Abbot Steve’s dawn patrol shift doubled as a post-fire inspection. A few buildings would need to be entirely replaced: the pool bathroom, the woodshed at the flats, and the birdhouse cabin, probably the compost shed, too. Many structures and some of Tassajara’s infrastructure would need repairs: sections of fence at the bathhouse, front gate, and garden, some redwood decking at the pool, wooden steps at the yurt and the trail to the solar array, the lumber truck windshield, the radio phone, and the spring box—the source of Tassajara’s drinking water.
He walked from one point to another, upcreek and then downcreek again, as if making his usual incense offerings at several altars before entering the zendo, but each place, each patch of ground, was now an altar.
The center of Tassajara was untouched. The grass glistened a deep green on the stone office lawn. The wisteria-draped trellis shaded the gravel walkway, as it has for decades. A cluster of tall sycamores fanned the bocce ball court. The creek continued to flow down the length of Tassajara, continuous, selfless, ever-present. If you blocked out the periphery and the hoses strewn about, you could imagine there hadn’t been any fire. But lift your eyes a little and you saw the blackened hearth the fire had made of the mountains, the remains of the buildings the fire had consumed. Life and death, right next to each other, braided together, as they always are.
That morning while Abbot Steve was on patrol, Mako ventured out with her camera again. Near the bathhouse, she found a dead Steller’s jay, eyeless, beak tucked in a wing, a shock of blue feathers against the dirt. Out past the flats, she discovered a dead buck, stiff on his side, twig-thin legs splayed, fur singed from the lower half of his belly. Its carcass lay just feet away from an old children’s playground, where a metal swing stood, untouched by the fire. Many of the animals, except these unfortunate ones, had fled before the fire. Shortly after, they reappeared.

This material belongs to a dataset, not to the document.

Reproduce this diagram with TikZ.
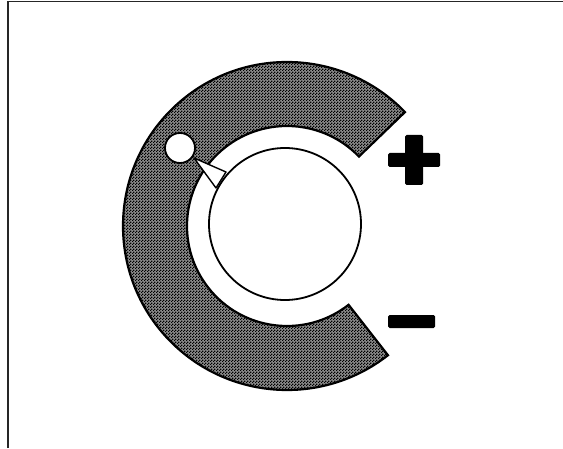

Foxes and rabbits—not commonly seen in the valley or just ordinarily hidden in the brush—trotted and hopped in plain view. Squirrels scurried across rocks. Lizards sunned themselves on the fire hoses.
Abbot Steve continued his patrol past the yurt toward the Suzuki Roshi memorial, a pilgrimage he makes each time he arrives at Tassajara. How curious it was to see how the fire had touched some places and not others. They’d taken down and stored the wooden post that usually marked the place where some of Suzuki Roshi’s ashes rested, beneath a large white-veined stone from the creek, but they’d left the markers for Katagiri Roshi, who had helped guide the practice of Zen in the West, and Trudi Dixon, the student who had painstakingly edited the lectures for Zen Mind, Beginner’s Mind. In a field of ashes, the wooden markers stood upright, though Katagiri’s was charred at the base.
Later that morning, Abbot Steve and the others put on their priest robes. They held a service in the zendo to express their gratitude. There were just enough of them to fill the positions—one to ring the bronze bell and one to strike the hollow wooden drum shaped like a fish, one to lead the chanting, one to be the doshi, or lead priest, and one to be the doshi’s attendant. The Buddha was still buried in the bocce ball court. They bowed to an empty altar and dedicated their chanting to everyone and everything that had supported them and Tassajara, including fire.
Around one o’clock that afternoon, Abbot Steve was walking back to the abbot’s cabin for a short nap after lunch when he heard a crackling sound coming from the shop area. A moment later, the air horn shrieked. The woodshed across from the shop had burst into flame. Colin had called it out on the radio first and reached for the air horn when he got no response. Abbot Steve ran to help on weary legs.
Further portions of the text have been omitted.